What is needed: Give an exact transcription of every line, dropping the images.

Data supplied:
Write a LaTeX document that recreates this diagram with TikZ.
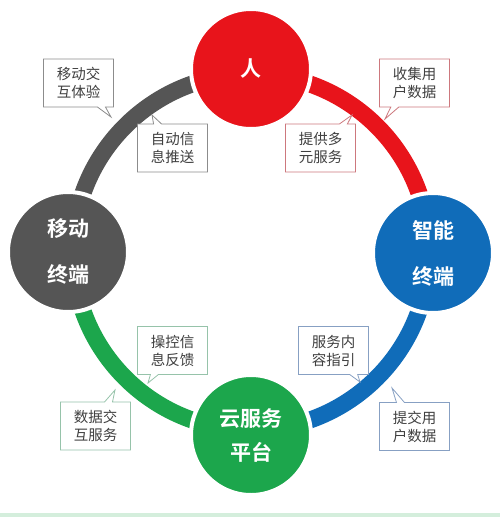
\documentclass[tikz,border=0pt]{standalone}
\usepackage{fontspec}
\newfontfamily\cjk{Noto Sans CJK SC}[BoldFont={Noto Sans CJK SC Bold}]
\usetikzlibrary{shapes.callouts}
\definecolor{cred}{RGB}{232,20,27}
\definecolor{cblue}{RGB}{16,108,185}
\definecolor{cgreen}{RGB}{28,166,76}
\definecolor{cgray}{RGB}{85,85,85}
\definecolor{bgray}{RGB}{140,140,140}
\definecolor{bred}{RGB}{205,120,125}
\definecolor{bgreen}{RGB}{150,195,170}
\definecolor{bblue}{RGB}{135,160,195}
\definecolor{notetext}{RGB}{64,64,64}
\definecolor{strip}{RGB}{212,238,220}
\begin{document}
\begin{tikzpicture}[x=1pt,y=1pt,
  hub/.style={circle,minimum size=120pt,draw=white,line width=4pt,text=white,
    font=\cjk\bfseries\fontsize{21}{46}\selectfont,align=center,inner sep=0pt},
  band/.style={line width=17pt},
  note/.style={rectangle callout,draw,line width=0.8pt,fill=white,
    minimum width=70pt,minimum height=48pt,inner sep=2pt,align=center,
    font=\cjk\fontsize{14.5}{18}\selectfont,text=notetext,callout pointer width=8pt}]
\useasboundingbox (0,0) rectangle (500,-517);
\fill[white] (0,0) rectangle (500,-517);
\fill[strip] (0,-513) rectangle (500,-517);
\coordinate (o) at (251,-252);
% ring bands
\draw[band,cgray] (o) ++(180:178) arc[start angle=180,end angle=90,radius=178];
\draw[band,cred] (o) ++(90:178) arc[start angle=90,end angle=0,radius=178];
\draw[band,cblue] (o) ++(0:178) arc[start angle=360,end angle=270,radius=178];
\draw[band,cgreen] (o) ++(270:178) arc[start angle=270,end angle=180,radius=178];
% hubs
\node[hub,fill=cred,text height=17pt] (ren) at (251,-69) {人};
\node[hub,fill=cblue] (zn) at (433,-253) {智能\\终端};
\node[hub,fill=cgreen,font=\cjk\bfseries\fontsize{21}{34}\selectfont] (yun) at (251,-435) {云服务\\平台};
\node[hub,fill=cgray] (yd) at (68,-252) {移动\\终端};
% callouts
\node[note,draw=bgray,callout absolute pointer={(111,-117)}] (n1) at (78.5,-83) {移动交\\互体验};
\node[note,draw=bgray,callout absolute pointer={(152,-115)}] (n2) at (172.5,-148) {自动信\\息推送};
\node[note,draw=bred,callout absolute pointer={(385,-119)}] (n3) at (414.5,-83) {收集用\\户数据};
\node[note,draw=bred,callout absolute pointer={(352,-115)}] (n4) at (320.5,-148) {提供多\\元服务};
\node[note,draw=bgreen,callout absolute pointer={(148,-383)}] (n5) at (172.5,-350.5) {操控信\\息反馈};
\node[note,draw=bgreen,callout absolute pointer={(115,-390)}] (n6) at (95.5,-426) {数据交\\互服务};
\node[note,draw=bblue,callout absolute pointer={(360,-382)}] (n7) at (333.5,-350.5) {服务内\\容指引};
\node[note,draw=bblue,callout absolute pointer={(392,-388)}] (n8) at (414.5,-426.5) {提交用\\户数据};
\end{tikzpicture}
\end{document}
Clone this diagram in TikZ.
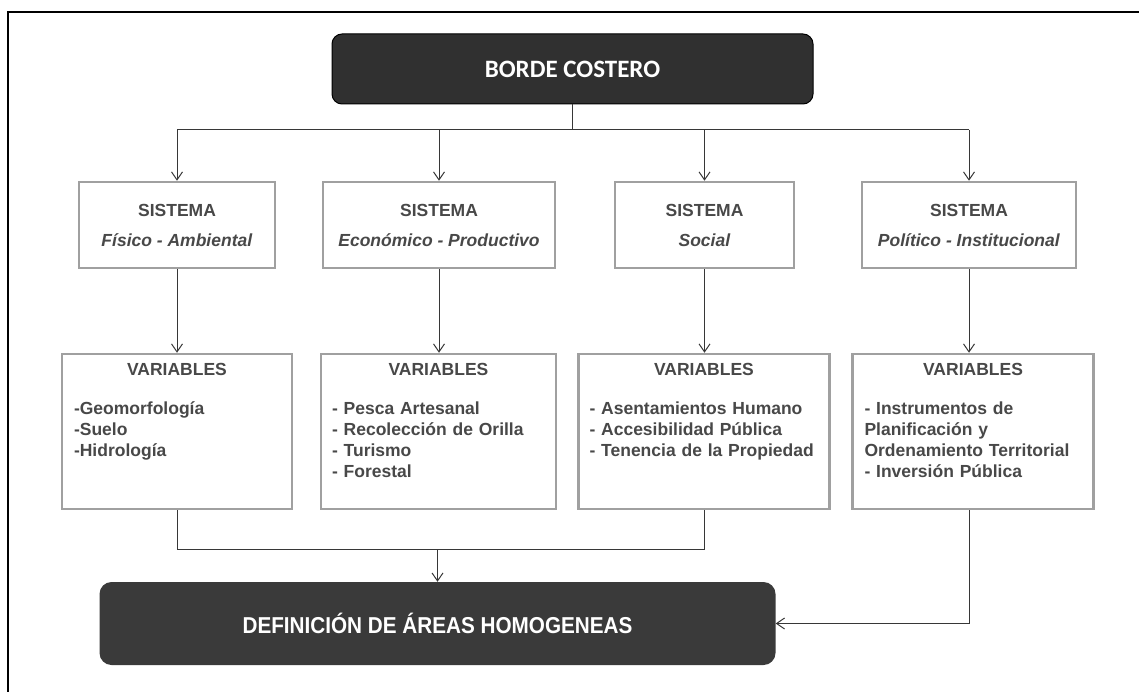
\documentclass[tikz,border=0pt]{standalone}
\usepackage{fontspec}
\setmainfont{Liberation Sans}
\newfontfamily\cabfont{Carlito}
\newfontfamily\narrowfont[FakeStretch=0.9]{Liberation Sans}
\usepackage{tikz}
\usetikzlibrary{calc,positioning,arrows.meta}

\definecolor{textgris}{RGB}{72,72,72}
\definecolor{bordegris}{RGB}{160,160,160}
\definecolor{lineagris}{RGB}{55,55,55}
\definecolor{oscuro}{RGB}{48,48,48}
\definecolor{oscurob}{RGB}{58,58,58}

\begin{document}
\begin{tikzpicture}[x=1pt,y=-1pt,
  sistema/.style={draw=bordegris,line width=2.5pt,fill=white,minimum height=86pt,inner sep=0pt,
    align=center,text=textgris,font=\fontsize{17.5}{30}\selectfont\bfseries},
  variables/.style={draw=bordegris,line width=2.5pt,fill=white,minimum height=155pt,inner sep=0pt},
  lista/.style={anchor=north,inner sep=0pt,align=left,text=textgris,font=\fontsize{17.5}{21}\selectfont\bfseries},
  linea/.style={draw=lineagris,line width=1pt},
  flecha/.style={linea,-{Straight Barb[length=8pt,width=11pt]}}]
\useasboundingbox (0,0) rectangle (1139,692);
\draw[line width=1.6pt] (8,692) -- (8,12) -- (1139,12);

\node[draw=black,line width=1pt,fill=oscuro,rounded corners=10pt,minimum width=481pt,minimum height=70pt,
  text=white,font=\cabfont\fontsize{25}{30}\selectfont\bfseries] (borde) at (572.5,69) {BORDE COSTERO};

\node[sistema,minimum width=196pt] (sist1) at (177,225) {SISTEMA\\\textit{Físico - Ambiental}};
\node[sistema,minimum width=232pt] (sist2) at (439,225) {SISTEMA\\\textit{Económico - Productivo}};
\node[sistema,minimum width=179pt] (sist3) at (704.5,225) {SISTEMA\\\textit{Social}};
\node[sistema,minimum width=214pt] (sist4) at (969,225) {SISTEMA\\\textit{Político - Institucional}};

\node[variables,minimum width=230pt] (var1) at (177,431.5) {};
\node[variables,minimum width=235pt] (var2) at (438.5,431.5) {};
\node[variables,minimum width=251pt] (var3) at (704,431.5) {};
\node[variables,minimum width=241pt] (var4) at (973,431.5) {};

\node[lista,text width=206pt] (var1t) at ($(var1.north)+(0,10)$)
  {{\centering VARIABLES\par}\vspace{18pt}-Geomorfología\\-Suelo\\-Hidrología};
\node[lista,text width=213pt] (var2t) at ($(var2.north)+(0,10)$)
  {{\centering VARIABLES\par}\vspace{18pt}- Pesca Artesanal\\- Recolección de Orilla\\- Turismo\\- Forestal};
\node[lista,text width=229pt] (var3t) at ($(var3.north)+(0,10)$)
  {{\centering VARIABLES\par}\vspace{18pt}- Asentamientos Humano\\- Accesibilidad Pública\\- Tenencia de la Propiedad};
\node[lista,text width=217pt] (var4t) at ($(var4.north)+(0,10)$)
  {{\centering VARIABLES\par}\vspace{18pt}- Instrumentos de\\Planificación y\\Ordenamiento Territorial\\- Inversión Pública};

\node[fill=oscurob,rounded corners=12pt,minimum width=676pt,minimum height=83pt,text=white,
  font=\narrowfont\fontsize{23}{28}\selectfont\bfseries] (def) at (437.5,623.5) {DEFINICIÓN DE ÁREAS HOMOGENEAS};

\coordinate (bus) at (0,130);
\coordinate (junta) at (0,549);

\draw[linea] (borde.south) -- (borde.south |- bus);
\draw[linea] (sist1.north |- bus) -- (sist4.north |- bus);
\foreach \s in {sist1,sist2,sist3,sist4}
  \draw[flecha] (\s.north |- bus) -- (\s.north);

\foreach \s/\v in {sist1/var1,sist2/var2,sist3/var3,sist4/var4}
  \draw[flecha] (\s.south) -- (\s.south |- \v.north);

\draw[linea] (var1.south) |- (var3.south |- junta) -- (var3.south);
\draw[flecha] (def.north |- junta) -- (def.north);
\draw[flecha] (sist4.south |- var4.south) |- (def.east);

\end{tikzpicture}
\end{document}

The response:
Write a LaTeX document that recreates this diagram with TikZ.
\documentclass[tikz,border=0pt]{standalone}
\usepackage{fontspec}
\newfontfamily\cjk{Noto Sans CJK SC}[BoldFont={Noto Sans CJK SC Bold}]
\usetikzlibrary{shapes.callouts}
\definecolor{cred}{RGB}{232,20,27}
\definecolor{cblue}{RGB}{16,108,185}
\definecolor{cgreen}{RGB}{28,166,76}
\definecolor{cgray}{RGB}{85,85,85}
\definecolor{bgray}{RGB}{140,140,140}
\definecolor{bred}{RGB}{205,120,125}
\definecolor{bgreen}{RGB}{150,195,170}
\definecolor{bblue}{RGB}{135,160,195}
\definecolor{notetext}{RGB}{64,64,64}
\definecolor{strip}{RGB}{212,238,220}
\begin{document}
\begin{tikzpicture}[x=1pt,y=1pt,
  hub/.style={circle,minimum size=120pt,draw=white,line width=4pt,text=white,
    font=\cjk\bfseries\fontsize{21}{46}\selectfont,align=center,inner sep=0pt},
  band/.style={line width=17pt},
  note/.style={rectangle callout,draw,line width=0.8pt,fill=white,
    minimum width=70pt,minimum height=48pt,inner sep=2pt,align=center,
    font=\cjk\fontsize{14.5}{18}\selectfont,text=notetext,callout pointer width=8pt}]
\useasboundingbox (0,0) rectangle (500,-517);
\fill[white] (0,0) rectangle (500,-517);
\fill[strip] (0,-513) rectangle (500,-517);
\coordinate (o) at (251,-252);
% ring bands
\draw[band,cgray] (o) ++(180:178) arc[start angle=180,end angle=90,radius=178];
\draw[band,cred] (o) ++(90:178) arc[start angle=90,end angle=0,radius=178];
\draw[band,cblue] (o) ++(0:178) arc[start angle=360,end angle=270,radius=178];
\draw[band,cgreen] (o) ++(270:178) arc[start angle=270,end angle=180,radius=178];
% hubs
\node[hub,fill=cred,text height=17pt] (ren) at (251,-69) {人};
\node[hub,fill=cblue] (zn) at (433,-253) {智能\\终端};
\node[hub,fill=cgreen,font=\cjk\bfseries\fontsize{21}{34}\selectfont] (yun) at (251,-435) {云服务\\平台};
\node[hub,fill=cgray] (yd) at (68,-252) {移动\\终端};
% callouts
\node[note,draw=bgray,callout absolute pointer={(111,-117)}] (n1) at (78.5,-83) {移动交\\互体验};
\node[note,draw=bgray,callout absolute pointer={(152,-115)}] (n2) at (172.5,-148) {自动信\\息推送};
\node[note,draw=bred,callout absolute pointer={(385,-119)}] (n3) at (414.5,-83) {收集用\\户数据};
\node[note,draw=bred,callout absolute pointer={(352,-115)}] (n4) at (320.5,-148) {提供多\\元服务};
\node[note,draw=bgreen,callout absolute pointer={(148,-383)}] (n5) at (172.5,-350.5) {操控信\\息反馈};
\node[note,draw=bgreen,callout absolute pointer={(115,-390)}] (n6) at (95.5,-426) {数据交\\互服务};
\node[note,draw=bblue,callout absolute pointer={(360,-382)}] (n7) at (333.5,-350.5) {服务内\\容指引};
\node[note,draw=bblue,callout absolute pointer={(392,-388)}] (n8) at (414.5,-426.5) {提交用\\户数据};
\end{tikzpicture}
\end{document}
Clone this diagram in TikZ.
\documentclass[tikz,border=0pt]{standalone}
\usepackage{fontspec}
\setmainfont{Liberation Sans}
\newfontfamily\cabfont{Carlito}
\newfontfamily\narrowfont[FakeStretch=0.9]{Liberation Sans}
\usepackage{tikz}
\usetikzlibrary{calc,positioning,arrows.meta}

\definecolor{textgris}{RGB}{72,72,72}
\definecolor{bordegris}{RGB}{160,160,160}
\definecolor{lineagris}{RGB}{55,55,55}
\definecolor{oscuro}{RGB}{48,48,48}
\definecolor{oscurob}{RGB}{58,58,58}

\begin{document}
\begin{tikzpicture}[x=1pt,y=-1pt,
  sistema/.style={draw=bordegris,line width=2.5pt,fill=white,minimum height=86pt,inner sep=0pt,
    align=center,text=textgris,font=\fontsize{17.5}{30}\selectfont\bfseries},
  variables/.style={draw=bordegris,line width=2.5pt,fill=white,minimum height=155pt,inner sep=0pt},
  lista/.style={anchor=north,inner sep=0pt,align=left,text=textgris,font=\fontsize{17.5}{21}\selectfont\bfseries},
  linea/.style={draw=lineagris,line width=1pt},
  flecha/.style={linea,-{Straight Barb[length=8pt,width=11pt]}}]
\useasboundingbox (0,0) rectangle (1139,692);
\draw[line width=1.6pt] (8,692) -- (8,12) -- (1139,12);

\node[draw=black,line width=1pt,fill=oscuro,rounded corners=10pt,minimum width=481pt,minimum height=70pt,
  text=white,font=\cabfont\fontsize{25}{30}\selectfont\bfseries] (borde) at (572.5,69) {BORDE COSTERO};

\node[sistema,minimum width=196pt] (sist1) at (177,225) {SISTEMA\\\textit{Físico - Ambiental}};
\node[sistema,minimum width=232pt] (sist2) at (439,225) {SISTEMA\\\textit{Económico - Productivo}};
\node[sistema,minimum width=179pt] (sist3) at (704.5,225) {SISTEMA\\\textit{Social}};
\node[sistema,minimum width=214pt] (sist4) at (969,225) {SISTEMA\\\textit{Político - Institucional}};

\node[variables,minimum width=230pt] (var1) at (177,431.5) {};
\node[variables,minimum width=235pt] (var2) at (438.5,431.5) {};
\node[variables,minimum width=251pt] (var3) at (704,431.5) {};
\node[variables,minimum width=241pt] (var4) at (973,431.5) {};

\node[lista,text width=206pt] (var1t) at ($(var1.north)+(0,10)$)
  {{\centering VARIABLES\par}\vspace{18pt}-Geomorfología\\-Suelo\\-Hidrología};
\node[lista,text width=213pt] (var2t) at ($(var2.north)+(0,10)$)
  {{\centering VARIABLES\par}\vspace{18pt}- Pesca Artesanal\\- Recolección de Orilla\\- Turismo\\- Forestal};
\node[lista,text width=229pt] (var3t) at ($(var3.north)+(0,10)$)
  {{\centering VARIABLES\par}\vspace{18pt}- Asentamientos Humano\\- Accesibilidad Pública\\- Tenencia de la Propiedad};
\node[lista,text width=217pt] (var4t) at ($(var4.north)+(0,10)$)
  {{\centering VARIABLES\par}\vspace{18pt}- Instrumentos de\\Planificación y\\Ordenamiento Territorial\\- Inversión Pública};

\node[fill=oscurob,rounded corners=12pt,minimum width=676pt,minimum height=83pt,text=white,
  font=\narrowfont\fontsize{23}{28}\selectfont\bfseries] (def) at (437.5,623.5) {DEFINICIÓN DE ÁREAS HOMOGENEAS};

\coordinate (bus) at (0,130);
\coordinate (junta) at (0,549);

\draw[linea] (borde.south) -- (borde.south |- bus);
\draw[linea] (sist1.north |- bus) -- (sist4.north |- bus);
\foreach \s in {sist1,sist2,sist3,sist4}
  \draw[flecha] (\s.north |- bus) -- (\s.north);

\foreach \s/\v in {sist1/var1,sist2/var2,sist3/var3,sist4/var4}
  \draw[flecha] (\s.south) -- (\s.south |- \v.north);

\draw[linea] (var1.south) |- (var3.south |- junta) -- (var3.south);
\draw[flecha] (def.north |- junta) -- (def.north);
\draw[flecha] (sist4.south |- var4.south) |- (def.east);

\end{tikzpicture}
\end{document}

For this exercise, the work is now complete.